Task objective
Check every line of the entries that follow, and copy the ones containing "image".

··· Dataset entries ···

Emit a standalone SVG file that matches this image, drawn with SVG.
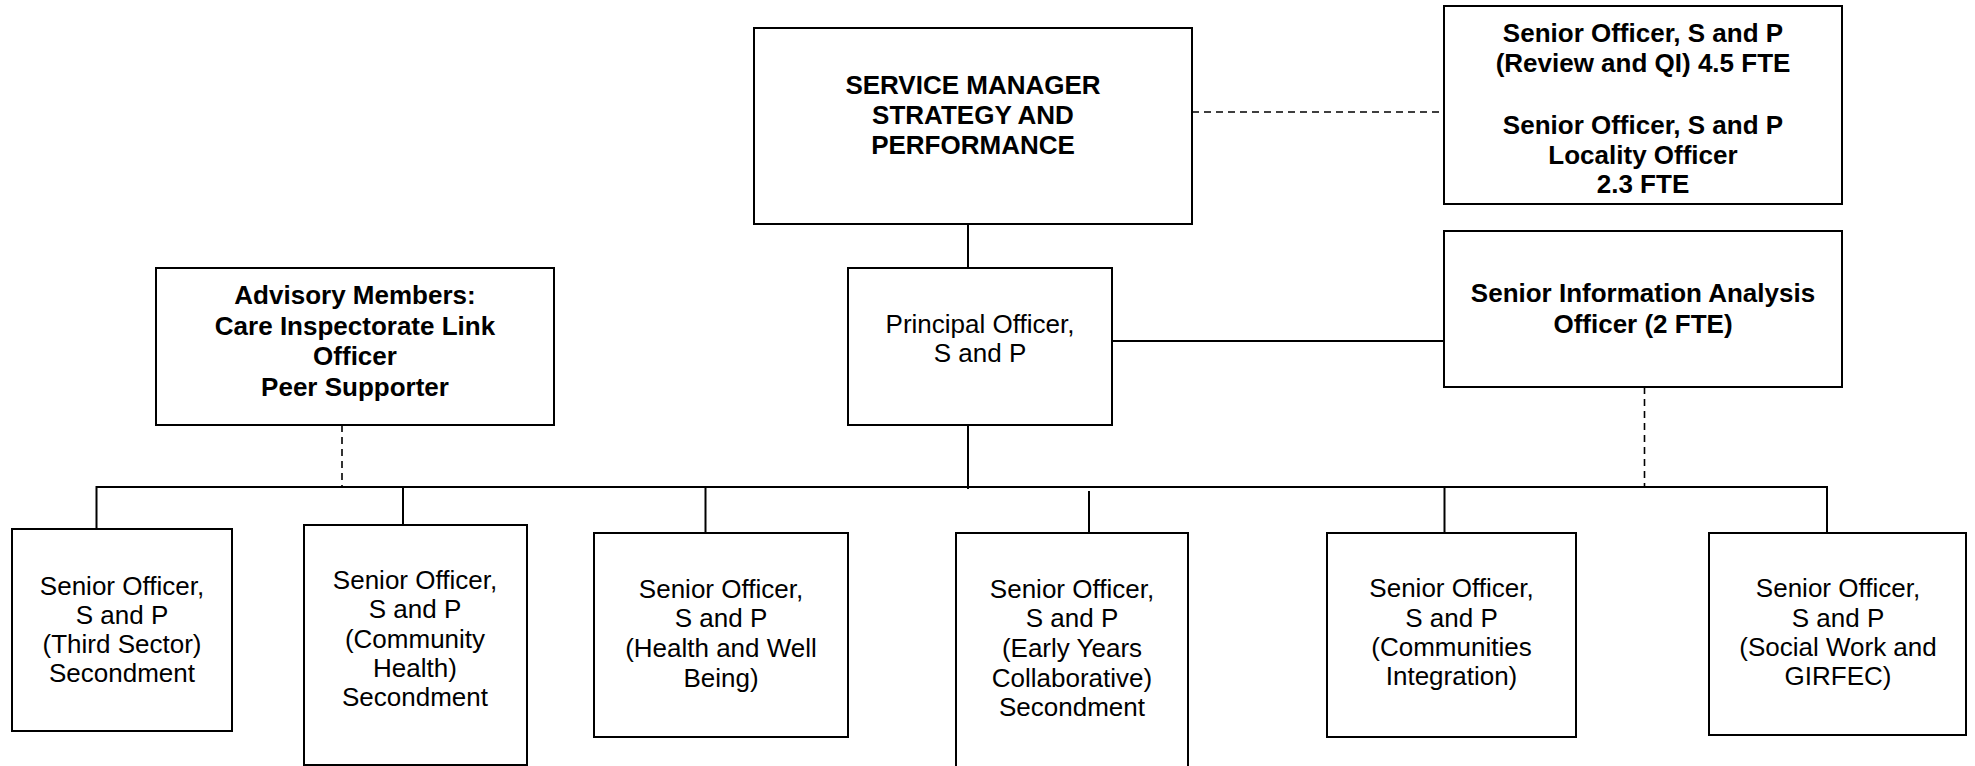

···
··· Dataset entries ···

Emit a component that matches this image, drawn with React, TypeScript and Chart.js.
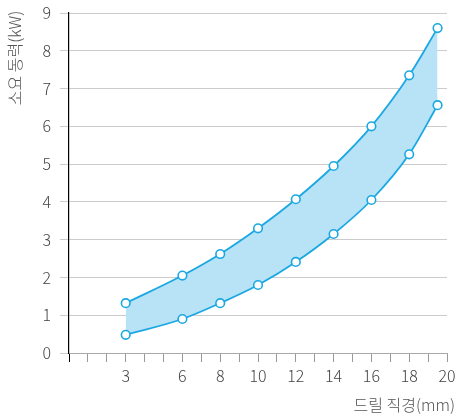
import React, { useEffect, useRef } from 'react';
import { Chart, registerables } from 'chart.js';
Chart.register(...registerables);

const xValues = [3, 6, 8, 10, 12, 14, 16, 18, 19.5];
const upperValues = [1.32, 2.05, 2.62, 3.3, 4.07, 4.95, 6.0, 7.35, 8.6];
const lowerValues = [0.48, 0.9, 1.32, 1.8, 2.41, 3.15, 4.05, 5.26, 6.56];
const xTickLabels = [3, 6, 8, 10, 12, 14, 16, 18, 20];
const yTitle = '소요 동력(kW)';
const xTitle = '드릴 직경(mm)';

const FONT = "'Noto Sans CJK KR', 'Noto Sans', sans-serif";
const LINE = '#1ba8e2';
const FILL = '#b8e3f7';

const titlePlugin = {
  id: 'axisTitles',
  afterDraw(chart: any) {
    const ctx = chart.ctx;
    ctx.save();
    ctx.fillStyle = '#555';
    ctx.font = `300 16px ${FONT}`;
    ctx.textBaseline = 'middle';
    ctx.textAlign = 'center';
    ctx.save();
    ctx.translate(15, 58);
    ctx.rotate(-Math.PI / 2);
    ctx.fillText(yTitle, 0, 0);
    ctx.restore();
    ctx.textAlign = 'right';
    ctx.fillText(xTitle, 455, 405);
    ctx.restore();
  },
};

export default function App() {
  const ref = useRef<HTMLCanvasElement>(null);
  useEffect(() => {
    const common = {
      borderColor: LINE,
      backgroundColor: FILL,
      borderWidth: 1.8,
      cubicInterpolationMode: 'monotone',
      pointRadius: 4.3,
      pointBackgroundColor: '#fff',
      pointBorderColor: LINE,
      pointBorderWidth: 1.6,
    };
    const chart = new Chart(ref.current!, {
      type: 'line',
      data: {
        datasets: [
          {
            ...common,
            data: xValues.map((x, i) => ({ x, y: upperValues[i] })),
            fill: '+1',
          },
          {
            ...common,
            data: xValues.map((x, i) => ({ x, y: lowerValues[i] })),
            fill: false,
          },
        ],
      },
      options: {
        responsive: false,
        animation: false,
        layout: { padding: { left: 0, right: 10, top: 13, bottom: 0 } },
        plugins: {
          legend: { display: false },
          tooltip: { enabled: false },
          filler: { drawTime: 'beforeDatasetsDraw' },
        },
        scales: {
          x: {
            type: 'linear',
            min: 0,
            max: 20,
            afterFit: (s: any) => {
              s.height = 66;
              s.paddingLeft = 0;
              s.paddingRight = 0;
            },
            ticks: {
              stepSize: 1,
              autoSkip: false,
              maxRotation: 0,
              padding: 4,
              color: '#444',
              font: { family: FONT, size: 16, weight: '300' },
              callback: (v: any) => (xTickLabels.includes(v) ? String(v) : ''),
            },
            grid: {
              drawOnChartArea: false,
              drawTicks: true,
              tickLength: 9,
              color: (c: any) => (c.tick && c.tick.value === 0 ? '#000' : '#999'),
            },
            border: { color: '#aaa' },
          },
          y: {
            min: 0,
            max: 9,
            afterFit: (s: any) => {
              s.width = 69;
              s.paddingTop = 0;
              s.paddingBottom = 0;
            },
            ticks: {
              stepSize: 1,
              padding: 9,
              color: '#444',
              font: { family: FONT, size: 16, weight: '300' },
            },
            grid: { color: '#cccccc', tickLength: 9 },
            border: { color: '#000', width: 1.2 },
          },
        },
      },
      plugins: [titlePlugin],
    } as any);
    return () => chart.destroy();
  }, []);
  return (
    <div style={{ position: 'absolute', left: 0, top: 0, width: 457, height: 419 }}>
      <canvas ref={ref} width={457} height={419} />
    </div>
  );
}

···

Expected answer
Emit a standalone SVG file that matches this image, drawn with SVG.
Emit a component that matches this image, drawn with React, TypeScript and Chart.js.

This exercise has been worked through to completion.